Because only the most extreme of the extreme libertarians argue for no state at all. After all, most realise that if there were no state there would be no property except that protected by private armies in a lawless zone; and all argue for “free markets”. Yet it is not paradoxical that a “free market” could only exist if there were a state to create and protect its existence and its freedom. And how could a state raise the moneys to provide that protection without taxation or public debt? The neoliberals clearly desire a state that protects markets. Which brings us to the next lie, the fundamental lie of the “small state”.
The “small state” is only small for the elite (or the elect): for the most the neoliberal state is large, and it is brutal. Neoliberal regimes are characterised by assaults on workers’ pay and conditions, by the removal of welfare and imposition of workfare, by the mistreatment of the disabled, by prejudice and violence against women, by panoptic supervision of public spaces and workplaces, by overflowing prisons and harsh legal regimes aimed at the victims of neoliberal policies, by bureaucratic means-testing for benefits, by lack of access to education and healthcare. The neoliberal state is not a small state: its function of forcing everyone into the “markets” is as brutal as any repressive regime. The violence of neoliberal regimes in the reduction of public services and the suppression of dissent is well documented in Loic Wacquant’s Punishing the Poor and Naomi Klein’s Shock Doctrine. It’s near to final form is most probably suggested by the horrifically violent free market dystopia which is Amexica.

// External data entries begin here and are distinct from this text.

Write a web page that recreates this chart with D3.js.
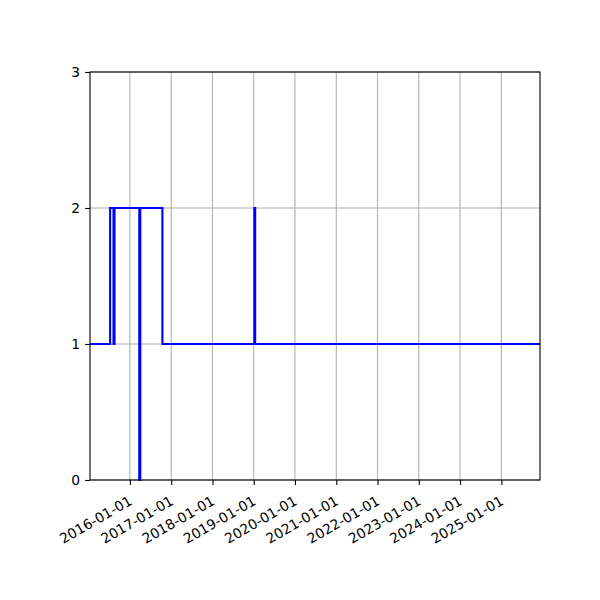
<!DOCTYPE html>
<html>
<head>
<meta charset="utf-8">
<script src="https://cdn.jsdelivr.net/npm/d3@7"></script>
<style>
  body { margin: 0; background: #fff; }
  text { font-family: "DejaVu Sans", sans-serif; }
</style>
</head>
<body>
<div id="chart"></div>
<script>
// step changes (post): each value holds until the next date
var dates = ["2015-01-13", "2015-07-10", "2015-08-09", "2015-08-18", "2016-03-24",
             "2016-04-02", "2016-10-15", "2019-01-07", "2019-01-14", "2025-12-09"];
var values = [1, 2, 1, 2, 0, 2, 1, 2, 1, 1];
var yTicks = [0, 1, 2, 3];
var xTickYears = [2016, 2017, 2018, 2019, 2020, 2021, 2022, 2023, 2024, 2025];

var width = 600,
    height = 600,
    margin = {top: 72, right: 60, bottom: 120, left: 90};

var parse = d3.utcParse("%Y-%m-%d");
var data = dates.map(function(d, i) { return {date: parse(d), value: values[i]}; });
var xTicks = xTickYears.map(function(y) { return new Date(Date.UTC(y, 0, 1)); });

var x = d3.scaleUtc()
    .domain(d3.extent(data, function(d) { return d.date; }))
    .range([margin.left, width - margin.right]);

var y = d3.scaleLinear()
    .domain([0, 3])
    .range([height - margin.bottom, margin.top]);

var svg = d3.select("#chart").append("svg")
    .attr("width", width)
    .attr("height", height);

// grid
svg.append("g").selectAll("line")
    .data(xTicks)
  .enter().append("line")
    .attr("x1", function(d) { return x(d); })
    .attr("x2", function(d) { return x(d); })
    .attr("y1", y(0))
    .attr("y2", y(3))
    .attr("stroke", "#b0b0b0")
    .attr("stroke-width", 1.1);

svg.append("g").selectAll("line")
    .data(yTicks)
  .enter().append("line")
    .attr("x1", x.range()[0])
    .attr("x2", x.range()[1])
    .attr("y1", function(d) { return y(d); })
    .attr("y2", function(d) { return y(d); })
    .attr("stroke", "#b0b0b0")
    .attr("stroke-width", 1.1);

// step line
var line = d3.line()
    .curve(d3.curveStepAfter)
    .x(function(d) { return x(d.date); })
    .y(function(d) { return y(d.value); });

svg.append("path")
    .datum(data)
    .attr("d", line)
    .attr("fill", "none")
    .attr("stroke", "#0000ff")
    .attr("stroke-width", 2.1);

// frame
svg.append("rect")
    .attr("x", x.range()[0])
    .attr("y", y(3))
    .attr("width", x.range()[1] - x.range()[0])
    .attr("height", y(0) - y(3))
    .attr("fill", "none")
    .attr("stroke", "#000")
    .attr("stroke-width", 1.1);

// axes
var xAxis = svg.append("g")
    .attr("transform", `translate(0,${y(0)})`)
    .call(d3.axisBottom(x).tickValues(xTicks).tickFormat(d3.utcFormat("%Y-%m-%d")).tickSize(4.9).tickPadding(4));
xAxis.select(".domain").remove();
xAxis.selectAll("line").attr("stroke-width", 1.1);
xAxis.selectAll("text")
    .attr("font-family", "DejaVu Sans")
    .attr("font-size", "13.9px")
    .attr("fill", "#000")
    .attr("text-anchor", "end")
    .attr("dy", "0.75em")
    .attr("transform", "rotate(-30)")
    .attr("x", -9.5)
    .attr("y", 11.5);

var yAxis = svg.append("g")
    .attr("transform", `translate(${x.range()[0]},0)`)
    .call(d3.axisLeft(y).tickValues(yTicks).tickFormat(d3.format("d")).tickSize(4.9).tickPadding(4.9));
yAxis.select(".domain").remove();
yAxis.selectAll("line").attr("stroke-width", 1.1);
yAxis.selectAll("text")
    .attr("font-family", "DejaVu Sans")
    .attr("font-size", "13.9px")
    .attr("fill", "#000");
</script>
</body>
</html>
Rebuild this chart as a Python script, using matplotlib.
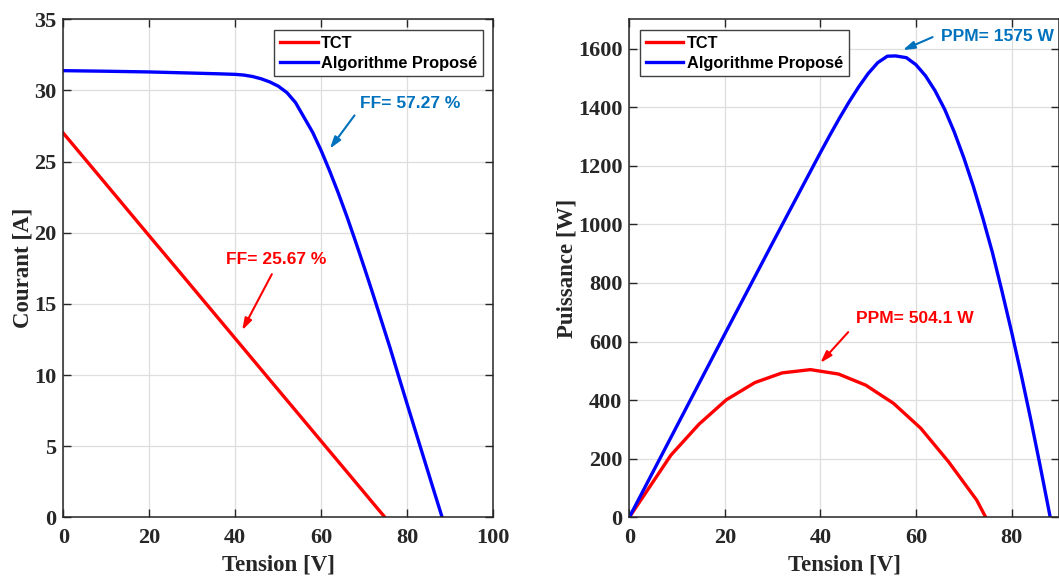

The ethical response to the compound lie about the evil of taxation is to make the case for the state, and to therefore make the case for public services, and to make the case for the benefits of taxation. The worst legacy which we can leave our children is not public debt as Nick Clegg and the neoliberals would have it: it is the end of democracy; it is the fished-out, dead oceans; it is the wholesale reduction in the quality of human life in the unequal world that will result from the loss of state-provided welfare, healthcare and education. And we know, as the Government hands out contracts to private companies and pays them from taxation, that there is yet another lie in here: that privatisation will reduce government spending. How can it, when governments pay private companies and purchase vast quantities of armaments?
We need a real Clause IV moment: a realisation and acknowledgment that there are limits to the markets, and limits to what private enterprise can achieve without the regulation, order, and services provided by the state. Tony Blair’s Clause IV moment was just another lie, that by its elimination he made Labour electable: by deleting Clause IV, the Blairites and New Labour announced their commitment to the neoliberal project.